April 24th, 2011 @ 12:11 am
I believe in you, your words, and your worth.
April 24th, 2011 @ 12:12 am
Oh my, you are a unique, brave, and persevering soul. Look past the here and now, to the brighter place you will be in, once you move past these difficult moments. Although your son is the center of your world, please take the time to recognize how amazing and special YOU are, and how important you are in the world.
April 24th, 2011 @ 12:22 am
For starters, you do deserve more than this. You will find more than this. And one day you will look back and realize that this made you stronger, better, more capable than ever of loving. Secondly, don’t for a minute stop writing. You are so talented and real with words…
April 24th, 2011 @ 12:22 am
You are worth every ounce of confidence I feel dripping from your words here. You are brave, strong and beautiful. You’re in my thoughts and prayers, love.
April 24th, 2011 @ 2:28 am
Amen, sister!
April 24th, 2011 @ 2:57 am
Of course you deserve more than this and will find it. You and J are in my prayers every night. I can’t imagine how difficult it is right now, but it will get better. It will.
April 24th, 2011 @ 5:42 am
I know you don’t know me. But, yet, I’ve been reading this whole time, and my heart has been aching for what you’re going through.
All I can say is… you DO deserve better.
April 24th, 2011 @ 5:48 am
YOU GO, GIRL!!!!!
Everything that goes around, comes around… now it’s your turn for happiness and joy. I know it might seem far away, but keep up your strong spirit.

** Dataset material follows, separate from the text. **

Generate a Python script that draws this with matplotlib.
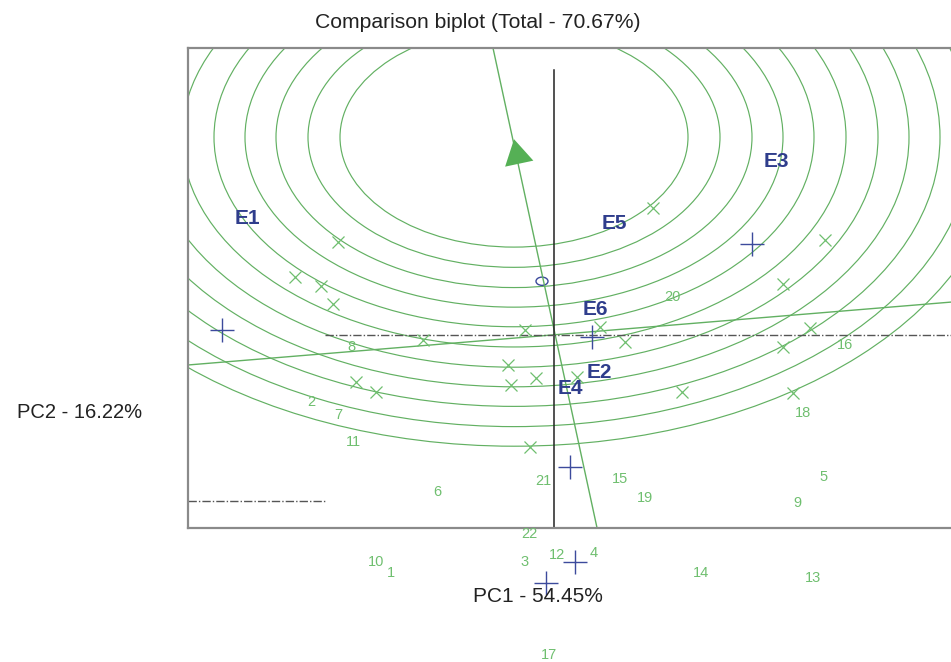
import matplotlib
matplotlib.use('Agg')
import matplotlib.pyplot as plt
from matplotlib.patches import Circle, Ellipse
import numpy as np

plt.rcParams['font.family'] = ['Liberation Sans', 'DejaVu Sans']

# genotype markers (PC1, PC2)
gen_x = [-2.16, -2.59, -2.33, -2.21, -1.31, -0.29, -1.98, -1.78, -0.46, -0.43, -0.18,
         -0.24, 0.99, 2.71, 2.29, 0.46, 0.71, 2.56, 2.29, 1.28, 2.39, 0.23]
gen_y = [1.47, 0.92, 0.78, 0.49, -0.08, 0.08, -0.74, -0.90, -0.47, -0.79, -0.68,
         -1.77, 2.01, 1.50, 0.81, 0.13, -0.11, 0.11, -0.19, -0.90, -0.92, -0.66]

# genotype number labels
gen_labels = [str(i) for i in range(1, 23)]
gen_lx = [-1.63, -2.43, -0.29, 0.40, 2.70, -1.17, -2.16, -2.03, 2.43, -1.78, -2.01,
          0.03, 2.59, 1.47, 0.66, 2.91, -0.05, 2.49, 0.91, 1.18, -0.11, -0.25]
gen_ly = [-3.77, -1.06, -3.59, -3.45, -2.25, -2.48, -1.27, -0.19, -2.66, -3.59, -1.69,
          -3.48, -3.84, -3.77, -2.28, -0.16, -5.06, -1.23, -2.58, 0.60, -2.31, -3.15]

# environment markers and labels
env_x = [-3.32, 1.98, 0.38, 0.16, 0.21, -0.08]
env_y = [0.08, 1.44, -0.03, -2.09, -3.59, -3.92]
env_labels = ['E1', 'E3', 'E5', 'E6', 'E2', 'E4']
env_lx = [-3.07, 2.22, 0.60, 0.41, 0.45, 0.16]
env_ly = [1.84, 2.75, 1.76, 0.40, -0.59, -0.84]

# average environment
avg_env = (-0.12, 0.85)

# ideal genotype and concentric circles
ideal = (-0.40, 3.13)
radii = [1.74, 2.06, 2.38, 2.69, 3.00, 3.32, 3.64, 3.95, 4.26, 4.58, 4.89]

# average environment axis and its perpendicular
aea_x = [-0.61, 0.43]
aea_y = [4.54, -3.05]
perp_x = [-3.66, 3.97]
perp_y = [-0.475, 0.52]
arrow_pos = (-0.37, 2.84)

xlim = (-3.66, 3.97)
ylim = (-3.054, 4.54)

green = '#62b062'
lgreen = '#6fbf6f'
navy = '#2f3d8c'

fig = plt.figure(figsize=(9.51, 6.62), dpi=100)
ax = fig.add_axes([188/951, 1-528/662, 1-188/951, 480/662])
ax.set_xlim(*xlim)
ax.set_ylim(*ylim)
ax.set_xticks([])
ax.set_yticks([])
for s in ['left', 'top', 'bottom']:
    ax.spines[s].set_color('#8a8a8a')
    ax.spines[s].set_linewidth(1.6)
ax.spines['right'].set_visible(False)

for r in radii:
    ax.add_patch(Circle(ideal, r, fill=False, ec=green, lw=0.85))

ax.plot(aea_x, aea_y, color=green, lw=1.0)
ax.plot(perp_x, perp_y, color=green, lw=1.0)
ax.plot([arrow_pos[0]], [arrow_pos[1]], marker=(3, 0, 12), ms=24, color='#55b055', mew=0)

# axes through origin
ax.plot([0, 0], [ylim[0], 4.19], color='#222222', lw=1.1)
ax.plot([-2.29, xlim[1]], [0, 0], color='#555555', lw=1.0, ls=(0, (6, 1.5, 1, 1.5)))
ax.plot([xlim[0], -2.29], [-2.63, -2.63], color='#555555', lw=1.0, ls=(0, (6, 1.5, 1, 1.5)))

ax.plot(gen_x, gen_y, ls='none', marker='x', ms=9, mew=0.9, color=lgreen)
for t, x, y in zip(gen_labels, gen_lx, gen_ly):
    ax.text(x, y, t, color=lgreen, fontsize=10.5, ha='center', va='center', clip_on=False)

ax.plot(env_x, env_y, ls='none', marker='+', ms=17, mew=1.0, color='#3c4a9c', clip_on=False)
for t, x, y in zip(env_labels, env_lx, env_ly):
    ax.text(x, y, t, color=navy, fontsize=15, fontweight='bold', ha='center', va='center')

ax.add_patch(Ellipse(avg_env, 0.12, 0.13, fill=False, ec='#3c4a9c', lw=1.0))

fig.text(478/951, 1-22/662, 'Comparison biplot (Total - 70.67%)', ha='center', va='center',
         fontsize=15.2, color='#222222')
fig.text(538/951, 1-596/662, 'PC1 - 54.45%', ha='center', va='center', fontsize=15, color='#222222')
fig.text(80/951, 1-412/662, 'PC2 - 16.22%', ha='center', va='center', fontsize=14.5, color='#222222')

fig.savefig('out.png', dpi=100)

You deserve only the best!!!! And you will get there, I know it.
April 24th, 2011 @ 7:16 pm
You are amazing and a model for moms. Kids come first and even though it’s hard and you do want to scream, you put him first. I am in awe.
April 25th, 2011 @ 1:32 am
You do deserve more than this. And like so many others have said, one day, you will find someone who treats you like gold. Until then, keep reminding yourself how wonderful and awesome you are.
You are amazing, Law Momma.
April 25th, 2011 @ 1:08 pm
I totally get this.
April 25th, 2011 @ 10:10 pm
This is the first post I’ve ever read on your site, and I’m stunned.
And very much hoping to get a chance to read more.
April 29th, 2011 @ 2:52 am
I understand.
You are so much braver than some of us who feel the exact same way.